Artistic Director Ju Gosling aka ju90 writes: Today we hosted a storytelling workshop by Liz Porter at St Mark’s Community Centre in Beckton. Liz began the workshop with an excerpt from Wednesday’s show, Learning to See, which described her arrival at a ‘special’ boarding school. In response, a number of participants felt moved to share something of their own backgrounds and histories.
For disabled people, telling our own stories is an experience that is fraught with difficulty. This may difficulty may be cultural, in communities where disability is hidden away and seen as shameful – although in my experience, that includes the UK.
More often, though, it is a question of choice. In all sorts of ways, disabled people are continually being made to provide every detail of our personal lives for scrutiny on demand — what I called in 1997 ‘My Not-So-Secret Life as a Cyborg’.
Class and cash are no protection against this constant invasion of privacy; just try traveling on a train, let alone a plane, as a wheelchair user without being forced to provide all sorts of personal information first. We are all storytellers, whether we like it or not.
And yet there are all sorts of difficult and painful feelings that may accompany the inevitable embarrassment and humiliation of being forced to re-tell our personal histories to the medical and social care professions/government agencies/every petty bureaucrat imaginable. Impairments may be associated with personal tragedies, or with rejection and hardships. They are also very seldom easy to explain, not least to people we’ve never met before, and who have no understanding of what we are talking about.

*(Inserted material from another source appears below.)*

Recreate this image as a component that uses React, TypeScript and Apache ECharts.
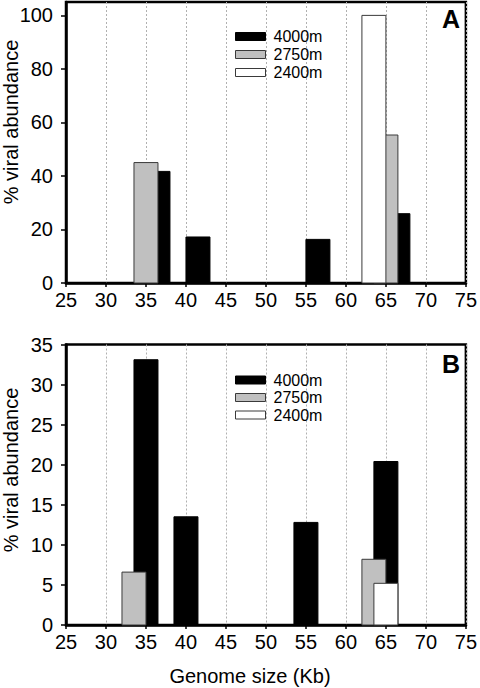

Despite this, though, we are seen as public property, with every stranger also feeling entitled to stop you in the street and ask ‘What’s wrong with you?’ ‘If I answer truthfully that “My eldest cat went missing on Bonfire Night and is now presumed dead”, they simply look baffled.
There is something very helpful, as well as empowering, then, about being able to tell your personal history in an atmosphere of support and understanding, as took place today. But these personal histories are, of course, of wider importance; they are social histories too.
Over the past year, Together! has been working with Eastside Community Heritage and Newham Disabled Reps Forum to devise a project to record and archive the history of disabled people in Newham. This will include the history of Newco – the old ‘blind workshop’ — as well as of the much-mourned Greenhill Day Centre and of our own ‘special’ schools.
The Reps Forum will be hosting the final of our St Mark’s festival events on Tuesday 10 December from 11am-3pm, where stories from the above institutions will form the centrepiece of the programme. We hope this is just the first stage on our journey to preserve the history of disabled people in Newham – the most diverse community on the planet – as part of our Paralympic Legacy.
Our stories do need to be told – by us, in our own, unique way – not hidden away, forgotten and invisible. Only then will disabled people cease to be hidden away too.